# Piano versions of BWV 1052 Bach: Piano concerto no. 1 dm



## Oortone

I got Glenn Gould and Bernstein's recording of BWV 1052 (Bach: Piano Concerto no. 1 d minor) and loved it.
I know it's originally intended for harpsichord but it works great on piano. It reminds me a bit of Mozart's piano concertos in minor keys.

Anyway, the Gold/Bernstein recording is really old and in mono. It would be great to find a more modern version – played on piano in a similar, powerful, fashion. Of course I realize there's only one Glenn Gould so it would be another interpretation.

Any advice?


----------



## joen_cph

I´ve got some of the most well-known piano versions - Edwin Fischer (historical , IMO disappointing), Gavrilov, Perahia, Nikolayeva and the old mono Sviatoslav Richter too, but I only hear minor differences in the approach to the work actually, except for the uneven Fischer. The recording by Richter is one of his more neutral and subdued ones.


----------



## Art Rock

View attachment 15510


i have always been quite happy with this set ( Andras Schiff and the Chamber Orchestra of Europe).


----------



## Andreas

I like Angela Hewitt and the Australian Chamber Orchestra (Hyperion) and Hélène Grimaud and the Deutsche Kammerphilharmonie Bremen (Deutsche Grammophon).


----------



## ptr

Have Hewitt and Schiff, seem to prefer Schiff! Once heard Mikhail Pletnev play it with a chamber orchestra from Gothenburg Symphony, and it was sublime, but I don't believe he has recorded any of the Bach concertos? So Schiff it is!

7ptr


----------



## KenOC

Saw the D minor in concert a few weeks ago, Academy of St Martin etc. and Inon Barnatan, piano. A tremendous performance! Unfortunately, he doesn't seem to have recorded it.


----------



## Guest

I really like Perahia. I have been quite impressed with his Bach recordings. His Goldberg Variations are my favorite.


----------



## Oortone

DrMike said:


> I really like Perahia. I have been quite impressed with his Bach recordings. His Goldberg Variations are my favorite.


I had a quick listen on Amazon on the Perahia recording but I found too lightweight compared to Bernstein/Gould. I really liked their heavy and kind of dark interpretation of the d-minor concerto. Probably far from the general tradition of baruque interpretation.
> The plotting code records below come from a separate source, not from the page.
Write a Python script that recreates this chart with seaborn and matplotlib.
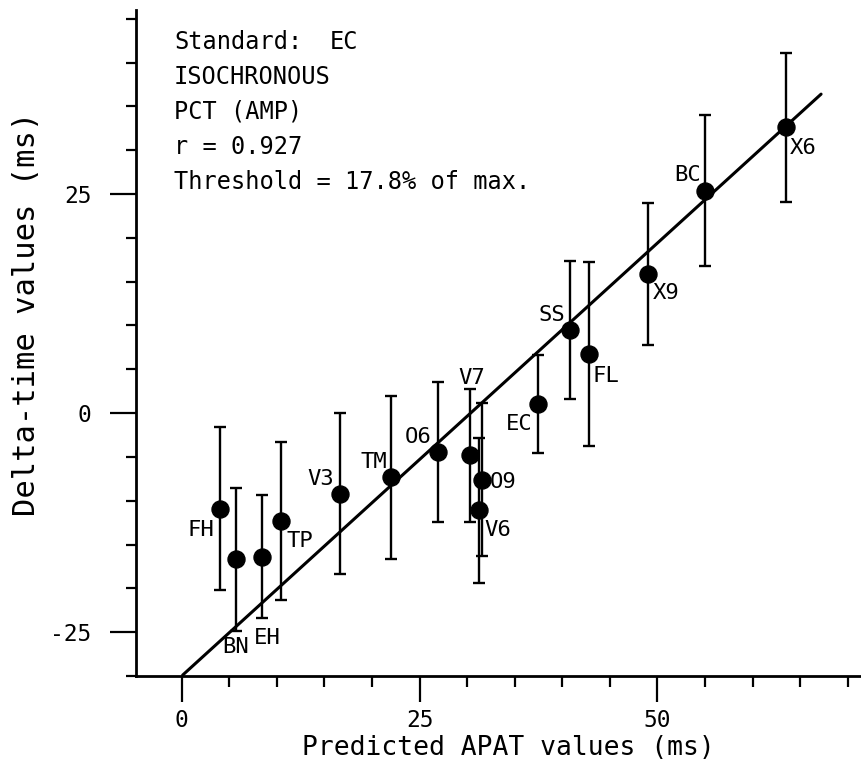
import matplotlib
matplotlib.use("Agg")
import matplotlib.pyplot as plt
import seaborn as sns
import numpy as np
import pandas as pd
from matplotlib.ticker import MultipleLocator, FixedLocator

# ---- data ----
labels = ["FH", "BN", "EH", "TP", "V3", "TM", "O6", "V7", "O9", "V6",
          "EC", "SS", "FL", "X9", "BC", "X6"]
apat = [4.0, 5.7, 8.4, 10.4, 16.6, 22.0, 26.9, 30.3, 31.6, 31.3,
        37.4, 40.8, 42.8, 49.0, 55.0, 63.5]
delta = [-10.9, -16.7, -16.4, -12.3, -9.2, -7.3, -4.4, -4.8, -7.6, -11.1,
         1.0, 9.5, 6.8, 15.9, 25.4, 32.6]
err = [9.3, 8.2, 7.0, 9.0, 9.2, 9.3, 8.0, 7.6, 8.7, 8.3,
       5.6, 7.85, 10.5, 8.1, 8.6, 8.5]
fit_x = [0.1, 67.2]
fit_y = [-29.9, 36.4]
info_lines = ["Standard:", "ISOCHRONOUS", "PCT (AMP)", "r = 0.927",
              "Threshold = 17.8% of max."]
standard_name = "EC"
x_major = [0, 25, 50]
y_major = [-25, 0, 25]

# label placement (pixel offsets from point, alignment)
label_layout = {
    "FH": (-5, -21, "right"), "BN": (0, -88, "center"), "EH": (6, -81, "center"),
    "TP": (6, -20, "left"), "V3": (-5, 15, "right"), "TM": (-4, 15, "right"),
    "O6": (-6, 15, "right"), "V7": (2, 77, "center"), "O9": (7, -2, "left"),
    "V6": (5, -20, "left"), "EC": (-5, -20, "right"), "SS": (-5, 15, "right"),
    "FL": (4, -22, "left"), "X9": (5, -19, "left"), "BC": (-4, 16, "right"),
    "X6": (4, -21, "left"),
}

df = pd.DataFrame({"label": labels, "apat": apat, "delta": delta, "err": err})
fit = pd.DataFrame({"x": fit_x, "y": fit_y})

sns.set_style("ticks")
plt.rcParams["font.family"] = ["DejaVu Sans Mono", "DejaVu Sans"]

W, H = 862, 773
fig = plt.figure(figsize=(W / 100, H / 100), dpi=100)
ax = fig.add_axes([136 / W, 1 - 676 / H, (862 - 136) / W, (676 - 10) / H])

sns.lineplot(data=fit, x="x", y="y", ax=ax, color="black", linewidth=2.2,
             zorder=2)
ax.errorbar(df["apat"], df["delta"], yerr=df["err"], fmt="none",
            ecolor="black", elinewidth=1.7, capsize=4.5, capthick=1.7,
            zorder=3)
sns.scatterplot(data=df, x="apat", y="delta", ax=ax, color="black",
                edgecolor="black", s=150, zorder=4, legend=False)

for lab, xv, yv in zip(labels, apat, delta):
    dx, dy, ha = label_layout[lab]
    ax.annotate(lab, (xv, yv), xytext=(dx, dy), textcoords="offset pixels",
                ha=ha, va="center", fontsize=16, color="black", zorder=5)

ax.set_xlim(-4.8, 71.5)
ax.set_ylim(-30, 46)
ax.xaxis.set_major_locator(FixedLocator(x_major))
ax.yaxis.set_major_locator(FixedLocator(y_major))
ax.xaxis.set_minor_locator(MultipleLocator(5))
ax.yaxis.set_minor_locator(MultipleLocator(5))
ax.set_xticklabels([str(v) for v in x_major])
ax.set_yticklabels([str(v) for v in y_major])

for side in ["top", "right"]:
    ax.spines[side].set_visible(False)
for side in ["left", "bottom"]:
    ax.spines[side].set_linewidth(2.0)
    ax.spines[side].set_color("black")

ax.tick_params(axis="both", which="major", direction="out", length=19,
               width=1.6, color="black", labelsize=16.5, labelcolor="black")
ax.tick_params(axis="x", which="major", pad=5)
ax.tick_params(axis="y", which="major", pad=13)
ax.tick_params(axis="x", which="minor", direction="out", length=8, width=1.6,
               color="black")
ax.tick_params(axis="y", which="minor", direction="out", length=7, width=1.6,
               color="black")

ax.set_xlabel("Predicted APAT values (ms)", fontsize=19, color="black")
ax.set_ylabel("Delta-time values (ms)", fontsize=22, color="black")
ax.xaxis.label.set_va("center")
ax.yaxis.label.set_va("center")
ax.xaxis.set_label_coords((508 - 136) / 726, -(748 - 676) / 666)
ax.yaxis.set_label_coords((27 - 136) / 726, (676 - 314) / 666)

line_y = [42, 77, 112, 147, 182]
for txt, py in zip(info_lines, line_y):
    fig.text(174 / W, 1 - py / H, txt, fontsize=17, ha="left", va="center",
             color="black")
fig.text(330 / W, 1 - line_y[0] / H, standard_name, fontsize=17, ha="left",
         va="center", color="black")

fig.savefig("out.png", dpi=100, facecolor="white")
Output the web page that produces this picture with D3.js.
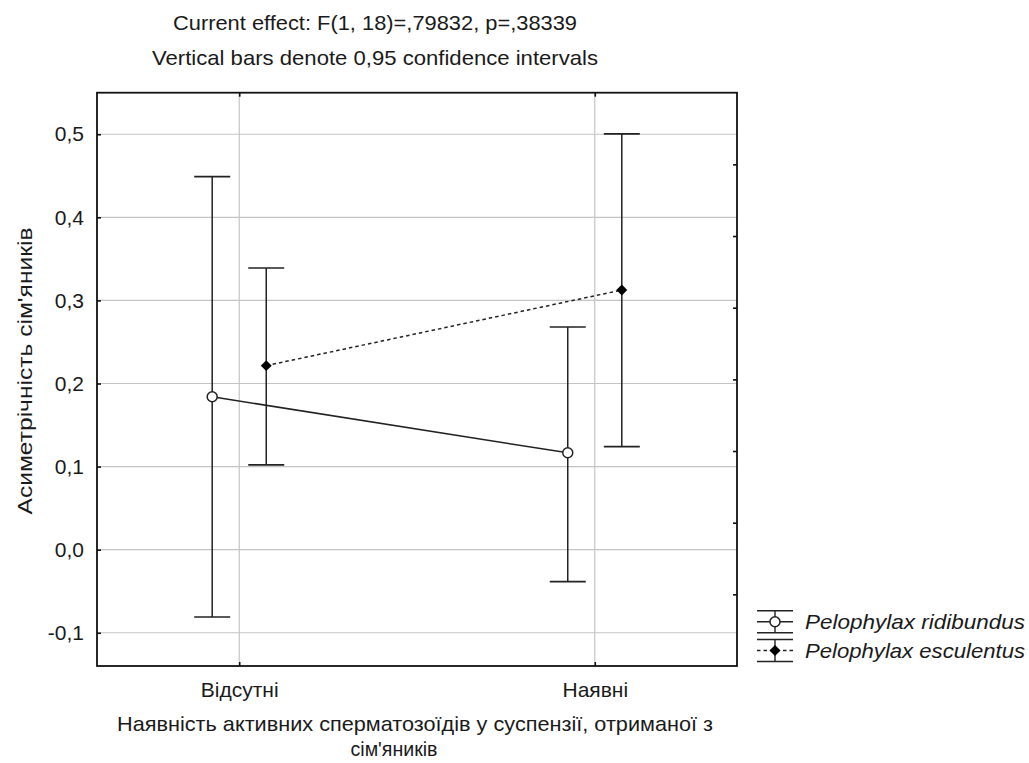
<!DOCTYPE html>
<html><head><meta charset="utf-8">
<script src="https://cdn.jsdelivr.net/npm/d3@7"></script>
<style>
body{margin:0;background:#fff}
svg{display:block}
text{font-family:"Liberation Sans",Arial,sans-serif;fill:#1a1a1a}
</style>
</head><body><svg id="c" width="1029" height="763"></svg>
<script>
// ---- data ----
const categories = ["Відсутні", "Наявні"];
const seriesNames = ["Pelophylax ridibundus", "Pelophylax esculentus"];
const ridibundusMean = [0.184, 0.1166];
const ridibundusLow  = [-0.081, -0.0385];
const ridibundusHigh = [0.449, 0.268];
const esculentusMean = [0.2215, 0.3125];
const esculentusLow  = [0.102, 0.124];
const esculentusHigh = [0.339, 0.5004];
const yTicks = [-0.1, 0.0, 0.1, 0.2, 0.3, 0.4, 0.5];
const titleLines = ["Current effect: F(1, 18)=,79832, p=,38339", "Vertical bars denote 0,95 confidence intervals"];
const xTitleLines = ["Наявність активних сперматозоїдів у суспензії, отриманої з", "сім'яників"];
const yTitle = "Асиметрічність сім'яників";

// ---- layout ----
const L = 97, R = 737, T = 92.7, B = 666;
const svg = d3.select("#c");
const x = d3.scaleLinear().domain([0.6, 2.4]).range([L, R]);
const y = d3.scaleLinear().domain([-0.14, 0.55]).range([B, T]);
const yR = d3.scaleLinear().domain([0, 8]).range([B, T]);
const fmt = d3.format(".1f");
const dark = "#222";

// gridlines
svg.append("g").selectAll("line").data(yTicks).join("line")
  .attr("x1", L).attr("x2", R).attr("y1", d => y(d)).attr("y2", d => y(d))
  .attr("stroke", "#c4c4c4").attr("stroke-width", 1.2);
svg.append("g").selectAll("line").data(categories).join("line")
  .attr("x1", (d, i) => x(i + 1)).attr("x2", (d, i) => x(i + 1)).attr("y1", T).attr("y2", B)
  .attr("stroke", "#c4c4c4").attr("stroke-width", 1.2);

// axes
const axL = svg.append("g").attr("transform", `translate(${L},0)`)
  .call(d3.axisLeft(y).tickValues(yTicks).tickSize(-4).tickPadding(13)
    .tickFormat(d => fmt(d).replace(".", ",").replace("\u2212", "-")));
const axB = svg.append("g").attr("transform", `translate(0,${B})`)
  .call(d3.axisBottom(x).tickValues([1, 2]).tickSize(-4).tickPadding(16).tickFormat(d => categories[d - 1]));
const axT = svg.append("g").attr("transform", `translate(0,${T})`)
  .call(d3.axisTop(x).tickValues([1, 2]).tickSize(-4).tickFormat(""));
const axR = svg.append("g").attr("transform", `translate(${R},0)`)
  .call(d3.axisRight(yR).tickValues([1, 2, 3, 4, 5, 6, 7]).tickSize(-4).tickFormat(""));
[axL, axB, axT, axR].forEach(g => {
  g.select(".domain").remove();
  g.selectAll(".tick line").attr("stroke", "#111").attr("stroke-width", 1.6);
  g.selectAll("text").attr("font-size", 21).attr("fill", "#1a1a1a").attr("font-family", "Liberation Sans, Arial, sans-serif");
});

// frame
svg.append("rect").attr("x", L).attr("y", T).attr("width", R - L).attr("height", B - T)
  .attr("fill", "none").attr("stroke", "#111").attr("stroke-width", 1.8);

// series
const series = [
  {name: seriesNames[0], mean: ridibundusMean, lo: ridibundusLow, hi: ridibundusHigh, off: -0.076, dash: null, marker: "circle"},
  {name: seriesNames[1], mean: esculentusMean, lo: esculentusLow, hi: esculentusHigh, off: 0.076, dash: "3.5,3", marker: "diamond"}
];
const capW = 18;
const line = d3.line();
series.forEach(s => {
  const g = svg.append("g");
  const pts = s.mean.map((m, i) => [x(i + 1 + s.off), y(m)]);
  s.mean.forEach((m, i) => {
    const cx = x(i + 1 + s.off);
    g.append("line").attr("x1", cx).attr("x2", cx).attr("y1", y(s.lo[i])).attr("y2", y(s.hi[i])).attr("stroke", dark).attr("stroke-width", 1.5);
    [s.lo[i], s.hi[i]].forEach(v => g.append("line").attr("x1", cx - capW).attr("x2", cx + capW).attr("y1", y(v)).attr("y2", y(v)).attr("stroke", dark).attr("stroke-width", 1.7));
  });
  g.append("path").attr("d", line(pts)).attr("fill", "none").attr("stroke", dark).attr("stroke-width", 1.5)
    .attr("stroke-dasharray", s.dash);
  pts.forEach(p => drawMarker(g, s.marker, p[0], p[1]));
});

function drawMarker(g, type, cx, cy) {
  if (type === "circle") {
    g.append("circle").attr("cx", cx).attr("cy", cy).attr("r", 5).attr("fill", "#fff").attr("stroke", dark).attr("stroke-width", 1.5);
  } else {
    g.append("path").attr("d", d3.symbol(d3.symbolSquare, 60)()).attr("transform", `translate(${cx},${cy}) rotate(45)`).attr("fill", "#000");
  }
}

// legend
const legRows = [621.7, 650.5];
series.forEach((s, i) => {
  const g = svg.append("g");
  const cx = 775, cy = legRows[i];
  g.append("line").attr("x1", cx).attr("x2", cx).attr("y1", cy - 11).attr("y2", cy + 11).attr("stroke", dark).attr("stroke-width", 1.4);
  [cy - 11, cy + 11].forEach(v => g.append("line").attr("x1", cx - 18).attr("x2", cx + 18).attr("y1", v).attr("y2", v).attr("stroke", dark).attr("stroke-width", 1.6));
  g.append("line").attr("x1", cx - 18).attr("x2", cx + 18).attr("y1", cy).attr("y2", cy).attr("stroke", dark).attr("stroke-width", 1.4).attr("stroke-dasharray", s.dash);
  drawMarker(g, s.marker, cx, cy);
  g.append("text").attr("x", 805).attr("y", cy + 7.5).attr("font-size", 21).attr("font-style", "italic")
    .attr("textLength", 220).attr("lengthAdjust", "spacingAndGlyphs").text(s.name);
});

// titles
const tw = [404, 446];
titleLines.forEach((t, i) => {
  svg.append("text").attr("x", 375).attr("y", 30 + i * 35).attr("text-anchor", "middle").attr("font-size", 21)
    .attr("textLength", tw[i]).attr("lengthAdjust", "spacingAndGlyphs").text(t);
});
const xw = [596, 87], xc = [415, 394];
xTitleLines.forEach((t, i) => {
  svg.append("text").attr("x", xc[i]).attr("y", 731 + i * 25).attr("text-anchor", "middle").attr("font-size", 21)
    .attr("textLength", xw[i]).attr("lengthAdjust", "spacingAndGlyphs").text(t);
});
svg.append("text").attr("transform", "translate(32,371) rotate(-90)").attr("text-anchor", "middle").attr("font-size", 21)
  .attr("textLength", 287).attr("lengthAdjust", "spacingAndGlyphs").text(yTitle);
</script>
</body></html>
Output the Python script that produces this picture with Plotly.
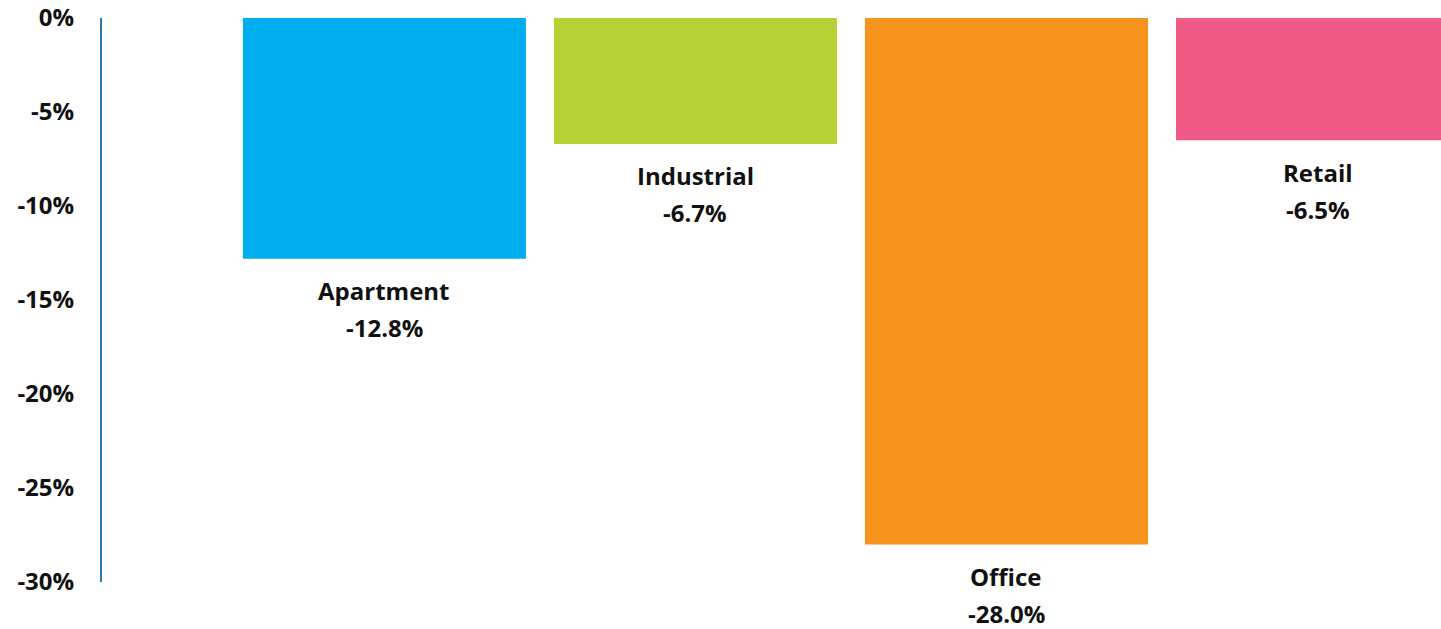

I'll check some of the others out.
Thanks for all the suggestions.


----------



## Oortone

Seems to me the Schiff recording is more in my taste. Grimaud was good to, unfortunately Hewitt had no audiosamples at Amazon. 
I guess I'll go for the Schiff.


----------



## JCarmel

I was listening yesterday to the two disc set of Glenn Gould's

this one on CBS....






and it's very enjoyable.

I also have Perahia, which I like and generally, I very much appreciate Andras Schiff's Bach.


----------